▶ Task description: Begin with the first line and repeat exactly through the line containing "from bokeh.resources import INLINE"; leave every image out.

▶ Data excerpt:
-=-=-

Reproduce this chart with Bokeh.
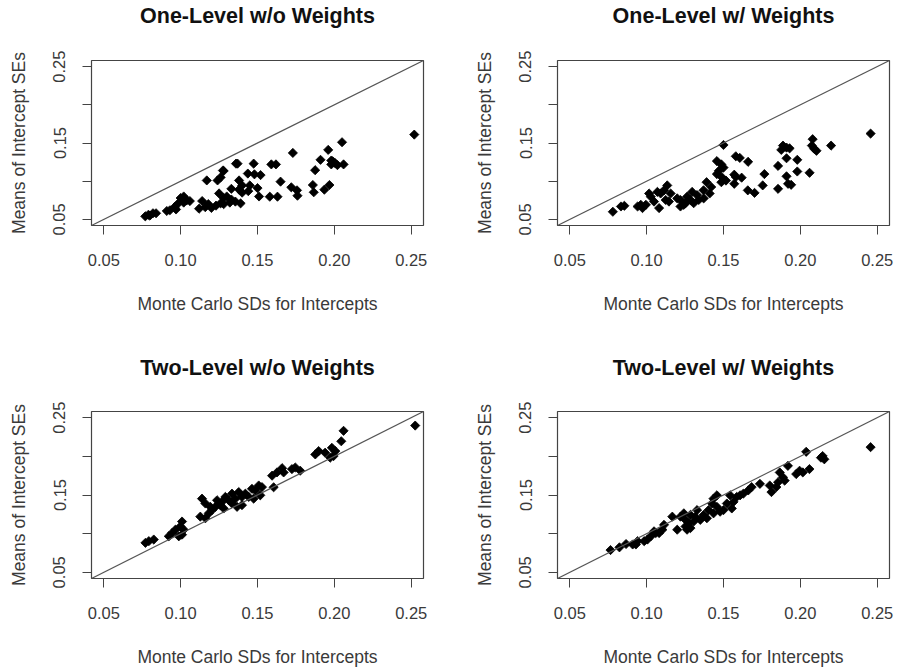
import math
from bokeh.plotting import figure
from bokeh.layouts import column, row
from bokeh.models import Range1d, FixedTicker, Slope, Title
from bokeh.embed import file_html
from bokeh.resources import INLINE

# ---------------- data ----------------
titles = ["One-Level w/o Weights", "One-Level w/ Weights",
          "Two-Level w/o Weights", "Two-Level w/ Weights"]
x_title = "Monte Carlo SDs for Intercepts"
y_title = "Means of Intercept SEs"
x_ticks = [0.05, 0.10, 0.15, 0.20, 0.25]
x_tick_labels = ["0.05", "0.10", "0.15", "0.20", "0.25"]
y_ticks = [0.05, 0.10, 0.15, 0.20, 0.25]
y_tick_labels = ["0.05", "", "0.15", "", "0.25"]

p1_x = [0.252, 0.205, 0.196, 0.191, 0.199, 0.202, 0.206, 0.198, 0.1875, 0.173,
        0.162, 0.159, 0.137, 0.1475, 0.128, 0.126, 0.117, 0.1275, 0.124,
        0.1437, 0.148, 0.152, 0.138, 0.140, 0.145, 0.165, 0.150, 0.151,
        0.158, 0.163, 0.172, 0.1757, 0.176, 0.186, 0.1866, 0.1935, 0.1968,
        0.198, 0.133, 0.138, 0.140, 0.144, 0.1356, 0.139, 0.125, 0.130,
        0.133, 0.128, 0.114, 0.118, 0.123, 0.128, 0.132, 0.120, 0.112,
        0.126, 0.116, 0.100, 0.102, 0.104, 0.098, 0.102, 0.106, 0.093,
        0.097, 0.096, 0.091, 0.077, 0.079, 0.082, 0.084, 0.080, 0.2005,
        0.136]
p1_y = [0.161, 0.151, 0.141, 0.128, 0.126, 0.121, 0.122, 0.122, 0.1144, 0.137,
        0.122, 0.122, 0.123, 0.123, 0.1135, 0.105, 0.101, 0.114, 0.101,
        0.110, 0.109, 0.108, 0.101, 0.0945, 0.0945, 0.0994, 0.091, 0.080,
        0.0797, 0.0797, 0.092, 0.088, 0.081, 0.095, 0.0855, 0.0889, 0.095,
        0.127, 0.090, 0.089, 0.085, 0.087, 0.0733, 0.071, 0.084, 0.080,
        0.076, 0.078, 0.074, 0.070, 0.068, 0.070, 0.072, 0.065, 0.064,
        0.071, 0.066, 0.078, 0.080, 0.075, 0.070, 0.072, 0.074, 0.062,
        0.063, 0.066, 0.061, 0.054, 0.056, 0.058, 0.058, 0.055, 0.1237,
        0.123]

p2_x = [0.2457, 0.208, 0.2075, 0.209, 0.2105, 0.220, 0.1887, 0.191, 0.193,
        0.1876, 0.191, 0.198, 0.1855, 0.198, 0.206, 0.191, 0.192, 0.194,
        0.1855, 0.1766, 0.1755, 0.166, 0.158, 0.1606, 0.1618, 0.1658, 0.1702,
        0.157, 0.158, 0.157, 0.150, 0.1457, 0.1486, 0.150, 0.147, 0.1457,
        0.149, 0.1486, 0.1516, 0.139, 0.142, 0.137, 0.141, 0.1263, 0.1285,
        0.1306, 0.1339, 0.1371, 0.1328, 0.1296, 0.1253, 0.122, 0.1199,
        0.1156, 0.1113, 0.1091, 0.107, 0.1124, 0.1145, 0.1048, 0.1081,
        0.1027, 0.1134, 0.1016, 0.0995, 0.0962, 0.0973, 0.0941, 0.0855,
        0.0833, 0.078, 0.122, 0.1242]
p2_y = [0.1623, 0.155, 0.1466, 0.1424, 0.1398, 0.1466, 0.1466, 0.144, 0.143,
        0.141, 0.130, 0.128, 0.120, 0.1127, 0.111, 0.1064, 0.0966, 0.0953,
        0.090, 0.1093, 0.0945, 0.1254, 0.1326, 0.1305, 0.1046, 0.088, 0.0847,
        0.1085, 0.1055, 0.0966, 0.1474, 0.1263, 0.122, 0.1178, 0.1136, 0.1093,
        0.1051, 0.0987, 0.1008, 0.0987, 0.0924, 0.0881, 0.0839, 0.0797, 0.0754,
        0.0712, 0.0754, 0.0775, 0.0818, 0.086, 0.0712, 0.0754, 0.0775,
        0.0839, 0.0881, 0.0839, 0.086, 0.0754, 0.0733, 0.0733, 0.0648,
        0.0797, 0.0945, 0.0839, 0.0691, 0.0691, 0.0648, 0.0669, 0.0678,
        0.0669, 0.060, 0.0669, 0.0691]

p3_x = [0.2526, 0.206, 0.2045, 0.1984, 0.2006, 0.1995, 0.1973, 0.194, 0.1898,
        0.1876, 0.1746, 0.1778, 0.1724, 0.166, 0.1627, 0.1595, 0.167, 0.1605,
        0.1508, 0.1529, 0.1486, 0.1518, 0.1475, 0.1443, 0.1464, 0.1421,
        0.1378, 0.1399, 0.1356, 0.1334, 0.1313, 0.1291, 0.1269, 0.1248,
        0.1226, 0.1204, 0.128, 0.1237, 0.1334, 0.1367, 0.1399, 0.1139,
        0.1161, 0.1128, 0.1161, 0.1183, 0.1193, 0.1258, 0.1009, 0.0998,
        0.102, 0.0966, 0.0944, 0.0923, 0.1009, 0.0988, 0.0793, 0.0825,
        0.0771]
p3_y = [0.2398, 0.233, 0.2195, 0.211, 0.2068, 0.2004, 0.1983, 0.2047, 0.2068,
        0.2025, 0.1856, 0.1814, 0.1835, 0.1847, 0.1792, 0.175, 0.1792, 0.160,
        0.1623, 0.1602, 0.1559, 0.1496, 0.1453, 0.1475, 0.158, 0.1517,
        0.1538, 0.1475, 0.1453, 0.1517, 0.1432, 0.1475, 0.1411, 0.139,
        0.1347, 0.1305, 0.1326, 0.1432, 0.139, 0.1347, 0.1369, 0.1453,
        0.139, 0.122, 0.1199, 0.1263, 0.1347, 0.1369, 0.1157, 0.1093,
        0.1051, 0.1051, 0.1008, 0.0966, 0.0987, 0.0966, 0.0903, 0.0924,
        0.0881]

p4_x = [0.2457, 0.2038, 0.2145, 0.2156, 0.2134, 0.1919, 0.2059, 0.2016, 0.1973,
        0.1995, 0.1866, 0.1887, 0.1855, 0.1898, 0.1844, 0.1812, 0.1801,
        0.1737, 0.1683, 0.1661, 0.1629, 0.1608, 0.1586, 0.1543, 0.1565,
        0.1522, 0.1554, 0.150, 0.1457, 0.1435, 0.1425, 0.1457, 0.1478,
        0.1435, 0.1403, 0.1371, 0.1392, 0.1349, 0.1317, 0.1328, 0.1285,
        0.1306, 0.1274, 0.1253, 0.1242, 0.122, 0.1167, 0.1253, 0.1263,
        0.1285, 0.1199, 0.1113, 0.1102, 0.1081, 0.1059, 0.1027, 0.1048,
        0.1005, 0.0984, 0.093, 0.0941, 0.0909, 0.0866, 0.0823, 0.0765]
p4_y = [0.2119, 0.2059, 0.2004, 0.1962, 0.1983, 0.1877, 0.1835, 0.1792, 0.1771,
        0.1814, 0.1792, 0.1729, 0.1665, 0.1686, 0.1602, 0.1538, 0.1623,
        0.1644, 0.1602, 0.1559, 0.1517, 0.1496, 0.1475, 0.1496, 0.1411,
        0.139, 0.1326, 0.1305, 0.1496, 0.1453, 0.139, 0.1347, 0.1284,
        0.1263, 0.1305, 0.1242, 0.1199, 0.1178, 0.122, 0.1305, 0.1242,
        0.1157, 0.1136, 0.1178, 0.1263, 0.122, 0.122, 0.1093, 0.1051,
        0.1072, 0.1051, 0.1114, 0.1051, 0.1008, 0.1008, 0.0966, 0.103,
        0.0924, 0.0903, 0.086, 0.0903, 0.086, 0.0866, 0.0823, 0.0788]

series = [(p1_x, p1_y), (p2_x, p2_y), (p3_x, p3_y), (p4_x, p4_y)]

FONT = "Liberation Sans"
GRAY = "#3a3a3a"
LO, HI = 0.042, 0.258
FRAME_W, FRAME_H = 332, 167


def make_panel(idx, w, h, bl, bt, gap):
    xs, ys = series[idx]
    br = w - bl - FRAME_W
    bb = h - bt - FRAME_H
    p = figure(width=w, height=h, output_backend="svg", toolbar_location=None,
               x_range=Range1d(LO, HI), y_range=Range1d(LO, HI),
               min_border_left=bl, min_border_right=br,
               min_border_top=bt, min_border_bottom=bb)
    p.grid.visible = False
    p.background_fill_color = "white"
    p.border_fill_color = "white"
    p.outline_line_color = "#444444"
    p.outline_line_width = 1.2

    # invisible spacer next to the frame, then the real title above it
    spacer = Title(text=" ", text_font_size="1px", standoff=gap,
                   text_color="white")
    main = Title(text=titles[idx], align="center", vertical_align="top",
                 standoff=6, text_font=FONT, text_font_size="21.5px",
                 text_font_style="bold", text_color="#111111")
    p.add_layout(spacer, "above")
    p.add_layout(main, "above")

    for ax, ticks, labels in ((p.xaxis[0], x_ticks, x_tick_labels),
                              (p.yaxis[0], y_ticks, y_tick_labels)):
        ax.ticker = FixedTicker(ticks=ticks)
        ax.major_label_overrides = {t: l for t, l in zip(ticks, labels)}
        ax.bounds = (0.05, 0.25)
        ax.axis_line_color = "#444444"
        ax.major_tick_line_color = "#444444"
        ax.major_tick_in = 0
        ax.major_tick_out = 9
        ax.minor_tick_line_color = None
        ax.major_label_text_font = FONT
        ax.major_label_text_font_size = "16.5px"
        ax.major_label_text_color = GRAY
        ax.axis_label_text_font = FONT
        ax.axis_label_text_font_size = "17.5px"
        ax.axis_label_text_font_style = "normal"
        ax.axis_label_text_color = GRAY
    p.xaxis.axis_label = x_title
    p.xaxis.major_label_standoff = 19
    p.xaxis.axis_label_standoff = 25
    p.yaxis.axis_label = y_title
    p.yaxis.major_label_orientation = "vertical"
    p.yaxis.major_label_standoff = 17
    p.yaxis.axis_label_standoff = 22

    p.add_layout(Slope(gradient=1, y_intercept=0, line_color="#555555",
                       line_width=1.2))
    p.scatter(xs, ys, marker="square", angle=math.pi / 4, size=6.5,
              fill_color="black", line_color="black", line_width=0.8)
    return p


p1 = make_panel(0, 450, 340, 91, 58, 25)
p2 = make_panel(1, 449, 340, 107, 58, 25)
p3 = make_panel(2, 450, 330, 91, 71, 24)
p4 = make_panel(3, 449, 330, 107, 71, 24)

layout = column(row(p1, p2, spacing=0), row(p3, p4, spacing=0), spacing=0)
open("out.html", "w").write(file_html(layout, INLINE))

-=-=-

▶ Solution:
Reproduce this chart with Bokeh.
import math
from bokeh.plotting import figure
from bokeh.layouts import column, row
from bokeh.models import Range1d, FixedTicker, Slope, Title
from bokeh.embed import file_html
from bokeh.resources import INLINE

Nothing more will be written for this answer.